Jim Morris sits at a table with other 1966 graduates of Chico State and speaks into a microphone.
“Giving back to the community is something I have been doing most of my adult life. It’s the right thing to do,” said alum Jim Morris.
Jessica Bartlett / University Photographer

As part of his role, he helps oversee the distribution of food around Northern California.

On the day the food bank’s first order for the Hungry Wildcat Food Pantry was being staged in its warehouse, Morris walked past and saw a blank box on top of a pallet. Compelled to make sure his alma mater knew the Bay Area cared for Chico State’s students, he grabbed a pen and scribbled some encouragement for his fellow Wildcats.

His ties to Chico date back to 1948, when he was three years old. His father started working in the University’s Department of Education, and his mother was an advisor for the Alpha Chi sorority. After graduating from Chico High School, Morris earned his bachelor’s degree from Chico State and stayed an extra year to earn a secondary teaching credential in chemistry and a designated teaching credential in health safety.

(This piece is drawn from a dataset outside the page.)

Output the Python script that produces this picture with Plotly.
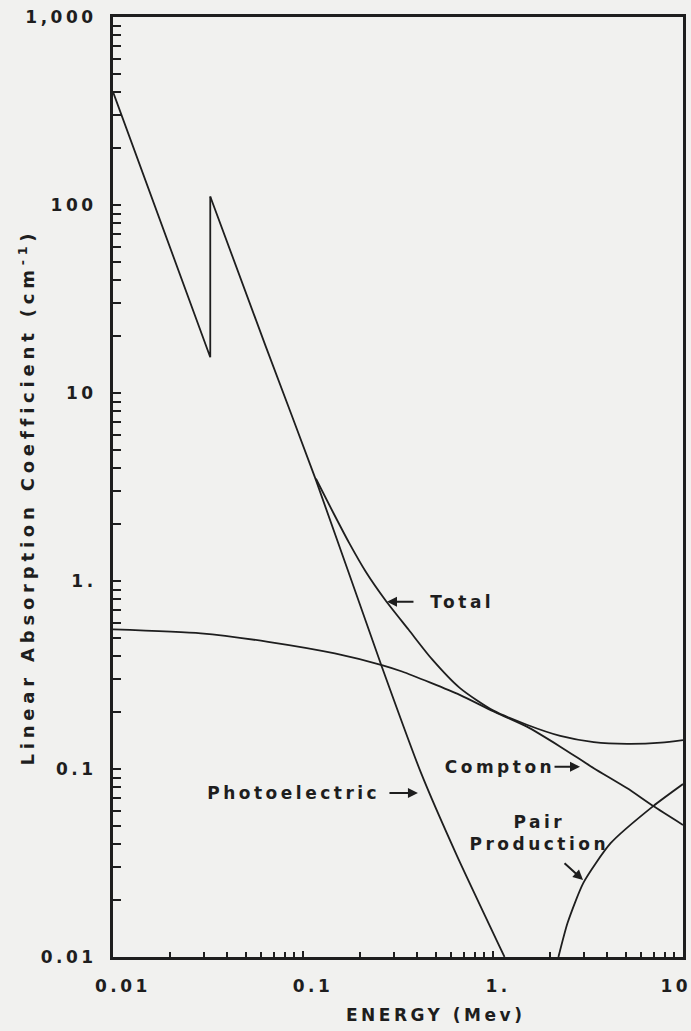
import math
import plotly.graph_objects as go

# ---- data (energy in MeV, coefficient in cm^-1) ----
# photoelectric below the K edge (and the edge jump itself)
photo_lo_x = [0.01, 0.02, 0.0325, 0.0325]
photo_lo_y = [400, 60, 15.5, 111]
# photoelectric above the K edge
photo_hi_x = [0.0325, 0.0638, 0.117, 0.26, 0.418, 0.649, 1.15]
photo_hi_y = [111, 17.6, 3.44, 0.35, 0.0953, 0.0342, 0.01]

# Total coincides with the photoelectric curve below ~0.12 MeV
total_x = [0.117, 0.143, 0.1746, 0.214, 0.2716, 0.36, 0.476, 0.668, 1.0, 1.507,
           2.26, 3.39, 5.09, 7.65, 10]
total_y = [3.5, 2.35, 1.6, 1.12, 0.79, 0.55, 0.385, 0.27, 0.205, 0.172,
           0.150, 0.139, 0.136, 0.138, 0.1425]

compton_x = [0.01, 0.029, 0.0655, 0.147, 0.26, 0.332, 0.668, 1.0, 1.507, 2.26, 3.39, 5.09, 6.97, 10]
compton_y = [0.553, 0.527, 0.475, 0.412, 0.357, 0.33, 0.248, 0.203, 0.168, 0.1315, 0.101, 0.0789, 0.0635, 0.0504]

pair_x = [2.21, 2.47, 2.99, 4.16, 6.97, 10]
pair_y = [0.01, 0.0152, 0.0248, 0.0403, 0.0635, 0.0832]

x_tickvals = [0.01, 0.1, 1, 10]
x_ticktext = ["0.01", "0.1", "1.", "10"]
y_tickvals = [0.01, 0.1, 1, 10, 100, 1000]
y_ticktext = ["0.01", "0.1", "1.", "10", "100", "1,000"]

INK = "#1e1e1e"
BG = "#f1f1ef"
FONT = "DejaVu Sans"

fig = go.Figure()
fig.add_trace(go.Scatter(x=photo_lo_x, y=photo_lo_y, mode="lines", name="Photoelectric",
                         legendgroup="photo", line=dict(color=INK, width=1.8)))
fig.add_trace(go.Scatter(x=photo_hi_x, y=photo_hi_y, mode="lines", name="Photoelectric",
                         legendgroup="photo", showlegend=False,
                         line=dict(color=INK, width=1.8, shape="spline", smoothing=0.5)))
fig.add_trace(go.Scatter(x=total_x, y=total_y, mode="lines", name="Total",
                         line=dict(color=INK, width=1.8, shape="spline", smoothing=0.7)))
fig.add_trace(go.Scatter(x=compton_x, y=compton_y, mode="lines", name="Compton",
                         line=dict(color=INK, width=1.8, shape="spline", smoothing=0.6)))
fig.add_trace(go.Scatter(x=pair_x, y=pair_y, mode="lines", name="Pair Production",
                         line=dict(color=INK, width=1.8, shape="spline", smoothing=0.6)))

minor_vals = [m * 10.0 ** d for d in range(-2, 3) for m in range(2, 10)]

tick_font = dict(family=FONT, size=17, color=INK, weight="bold")
fig.update_xaxes(type="log", range=[-2, 1], showgrid=False, zeroline=False,
                 showline=True, linecolor=INK, linewidth=3, mirror=True,
                 ticks="inside", ticklen=6, tickwidth=2, tickcolor=INK,
                 tickvals=x_tickvals, showticklabels=False, automargin=False,
                 minor=dict(tickvals=[v for v in minor_vals if 0.01 < v < 10],
                            ticks="inside", ticklen=5, tickwidth=1.5, tickcolor=INK))
fig.update_yaxes(type="log", range=[-2, 3], showgrid=False, zeroline=False,
                 showline=True, linecolor=INK, linewidth=3, mirror=True,
                 ticks="inside", ticklen=8, tickwidth=2, tickcolor=INK,
                 tickvals=y_tickvals, ticktext=y_ticktext, automargin=False,
                 ticklabelstandoff=10, tickfont=tick_font, ticklabeloverflow="allow",
                 minor=dict(tickvals=[v for v in minor_vals if 0.01 < v < 1000],
                            ticks="inside", ticklen=8, tickwidth=2, tickcolor=INK))

# x tick labels as annotations so the last one ("10") sits inside the page, as in the original
x_label_shift = [10, 10, 5, -7]
for val, txt, dx in zip(x_tickvals, x_ticktext, x_label_shift):
    fig.add_annotation(text=txt, x=math.log10(val), xref="x", y=0, yref="paper",
                       xanchor="center", yanchor="middle", xshift=dx, yshift=-29,
                       showarrow=False, font=tick_font)

# curve labels (text) and their pointer arrows, positions in log10 axis units
ann_font = dict(family=FONT, size=17, color=INK, weight="bold")
label = dict(showarrow=False, font=ann_font, xref="x", yref="y",
             xanchor="center", yanchor="middle")
pointer = dict(showarrow=True, text="", arrowhead=2, arrowsize=1, arrowwidth=2,
               arrowcolor=INK, xref="x", yref="y", standoff=0, startstandoff=0)

fig.add_annotation(text="Total", x=-0.163, y=-0.110, **label)
fig.add_annotation(x=-0.558, y=-0.110, ax=28, ay=0, **pointer)

fig.add_annotation(text="Compton", x=0.037, y=-0.988, **label)
fig.add_annotation(x=0.458, y=-0.988, ax=-27, ay=0, **pointer)

fig.add_annotation(text="Photoelectric", x=-1.05, y=-1.128, **label)
fig.add_annotation(x=-0.395, y=-1.128, ax=-30, ay=0, **pointer)

fig.add_annotation(text="Pair<br>Production", x=0.247, y=-1.34, align="center", **label)
fig.add_annotation(x=0.474, y=-1.590, ax=-20, ay=-18, **pointer)

fig.add_annotation(text="ENERGY (Mev)", xref="paper", yref="paper", x=0.565, y=-0.0617,
                   xanchor="center", yanchor="middle", showarrow=False,
                   font=dict(family=FONT, size=17, color=INK, weight="bold"))
fig.add_annotation(text="Linear Absorption Coefficient (cm<sup>-1</sup>)", xref="paper", yref="paper",
                   x=-0.151, y=0.489, xanchor="center", yanchor="middle",
                   textangle=-90, showarrow=False,
                   font=dict(family=FONT, size=18, color=INK, weight="bold"))

fig.update_layout(width=691, height=1031, showlegend=False,
                  margin=dict(l=113, r=8, t=17, b=74, autoexpand=False),
                  paper_bgcolor=BG, plot_bgcolor=BG)

post = ("document.body.style.margin='0';"
        "var s=document.createElement('style');"
        "s.textContent='.main-svg text{letter-spacing:3.5px}';"
        "document.head.appendChild(s);"
        "document.querySelectorAll('.annotation-text').forEach(function(t){"
        "if(t.textContent.indexOf('Linear')===0){t.style.letterSpacing='4.8px';}});")
fig.write_html("out.html", post_script=post, config={"displayModeBar": False})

Morris went on to serve in the Coast Guard for 31 years, and after he and his wife, Sharon, moved to the Bay Area to be closer to their grandchildren, he embraced an opportunity at the Food Bank of Contra Costa and Solano Counties, where Sharon had once worked.

It was a volunteer position, picking up donated items from grocery stores, food drives, and elsewhere, and originally a temporary assignment for the holiday season. But because of the work’s high demand and growing importance, the job was extended.

“I was told this position would end the last day of December, and that was fine,” Morris recalled. “Then I was told it would end the last day in January. Then it was the last day of February. Finally in March, a position opened up and I came on full-time. That was 18 years ago.”

Helping provide nutritious food options for those who need it has been Morris’ purpose ever since. Last year in just Contra Costa and Solano Counties alone, the food bank served 178,000 clients per month and delivered 22 million pounds of food—54 percent of which was fresh fruits and vegetables.

And since that first delivery in November 2017, it has delivered more than 100,000 pounds of food directly to the Hungry Wildcat Food Pantry. It’s an invaluable donation for the program, which served more than 6,000 unique students during the 2018-19 academic year, up from about 4,000 students the year before.

“In helping to alleviate the food insecurity concerns at Chico State,” Picard said, “Jim is also helping our students get what they need to succeed here, in order to be ready for the workforce.”

Morris is reminded of his own experience as a college student some 50-plus years ago. While he never struggled with food insecurity himself, he had a few fellow Wildcats whose meals were never a guarantee.

“I knew classmates where food was sometimes a little questionable,” he said, “They’d come to our house more than once for dinner. … I know there were people that would sometimes, depending on circumstances, skip meals. That hasn’t improved.”

All evidence points to a worsening problem.

In a January 2018 California State University study titled “Study of Student Basic Needs,” 41.6 percent of CSU students struggled to afford food. More specifically, 20 percent of students experienced low food security—meaning they experience reduced quality, variety, or desirability of diet—and 21.6 percent experienced very low food security, which is characterized by disrupted eating patterns and reduced food intake.  

A box signed by Jim Morris sits in the Hungry Wildcat Food Pantry. It reads "Go Wildcats" and J-B-M C-S-C '66.
With help from Morris and his food bank, the Hungry Wildcat Food Pantry served more than 6,000 unique students in the 2018-19 academic year.

This reality makes the work Morris does all the more important.

“Giving back to the community is something I have been doing most of my adult life,” Morris said. “It’s the right thing to do.”

Back at Chico State, Picard walks by that framed box top several times a day. And every time he sees it, he hopes it serves as a signal to those who utilize the pantry that Chico State helps its own—whether they’re retired from teaching, a student on campus, or alumni in the workforce.

“A Bay Area food bank that serves the campus shows people in the Bay Area that they’re not that far away from us and our students,” Picard said. “We still need you.”